UNITED Party for National Development (UPND) has insisted that the petition in which a Livingstone magistrate is seeking an order that the Registrar of Societies deregisters all political parties which have not practiced democracy within their parties through regular elections should be thrown out for lack of merit.

Meanwhile, the Constitutional Court has reserved its ruling to September 30, 2020 on the said application by UPND.

In this matter, Livingstone magistrate Benjamin Mwelwa has petitioned the Court seeking an order and declaration that any political party which was registered and in existence as of January 5, 2016 and which has not promoted and practiced democracy through regular, free and fair elections, within its political party, has breached article 60(2)(d) of the Constitution (Amendment) Act no. 2 of 2016 and therefore such a political party ceased to exist as a political party in Zambia on January 4, 2017.

He wants an order that the Registrar of Societies deregisters all political parties for having ceased to exist as political parties in Zambia on January 4, 2017 and since violated article 60(2)(d) of the Constitution of Zambia (Amendment) Act no.2 of 2016 and section 18(1) and (2) Act no.1 of 2016.

Mwelwa cited Attorney General, Likando Kalaluka and the Electoral Commission of Zambia (ECZ) as the respondents in the matter.

The court joined Stephen Katuka in his capacity as UPND Secretary General, Elizabeth Chitika in her capacity as MMD national secretary and Davies Mwila in his capacity as PF Secretary General as interested parties to the petition after they applied for joinder.

After being joined to the petition, UPND through its Secretary General, had asked the court to dismiss the petition for want of jurisdiction as it did not disclose any violation of the Constitution.

Katuka stated that magistrate Mwelwa’s petition did not meet the requirements for a matter that should be brought before the Constitutional Court.

He argued that the petition was founded on an act of Parliament, adding that the petition was supposed to be taken before the High Court.

Magistrate Mwelwa however, opposed Katuka’s summons to have his petition dismissed, arguing that his petition met all the requirements for the actions to be brought before the Constitutional Court.

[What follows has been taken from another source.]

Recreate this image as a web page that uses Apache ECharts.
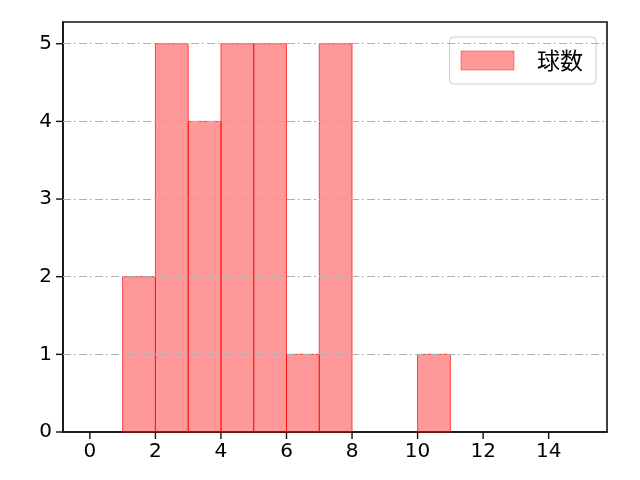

And when the matter came up for hearing before Constitutional Court judges, Annie Sitali, Enock Mulembe and professor Margaret Munalula, Tuesday, a lawyer representing UPND, Mulambo Haimbe insisted that the petition was anchored on an Act of Parliament rather than the Constitution and falls outside the matters that the court had jurisdiction over, under Article 128 of the Constitution.

He further submitted that the petition did not disclose the provisions of the Constitution that had been breached or which the petitioner sought interpretation on.

“The petition contains general allegations that lacks specific Constitution provisions that are alleged to have been breached,” Haimbe said.

He said the entire petition was anchored on an allegation that as at January 4, 2017 all political parties in Zambia ceased to exist, which allegation was drawn from the petitioner’s interpretation under Order 18 of the Constitution Act no.1 of 2016.

Haimbe added that the reliefs sought by the petitioner were premised on erroneous allegations anchored on the Constitution of Zambia (Amendment) Act No.1 of 2016.

“This action is improperly before you (court) as no reasonable cause of action is disclosed. The matter is frivolous and vexatious and abuse of the court in terms of the principles enshrined in Order 18 Rule 19 (10) of the white book,” he said.

ECZ and MMD adopted UPND’s submissions through their legal representatives.

But in response, magistrate Mwelwa argued that his petition was not asking the court to interpret any provision of the law but it was alleging that Article 60(2)(d) of the Constitution had been breached.

He added that the court had the jurisdiction to hear how Article 60 had been breached.

Magistrate Mwelwa said the application by UPND lacked merit as it served the purpose of wasting the Court’s time and increasing the cost of the petition.

He therefore urged the court to dismiss the application by UPND.

The court reserved ruling on the said application to September 30, 2020.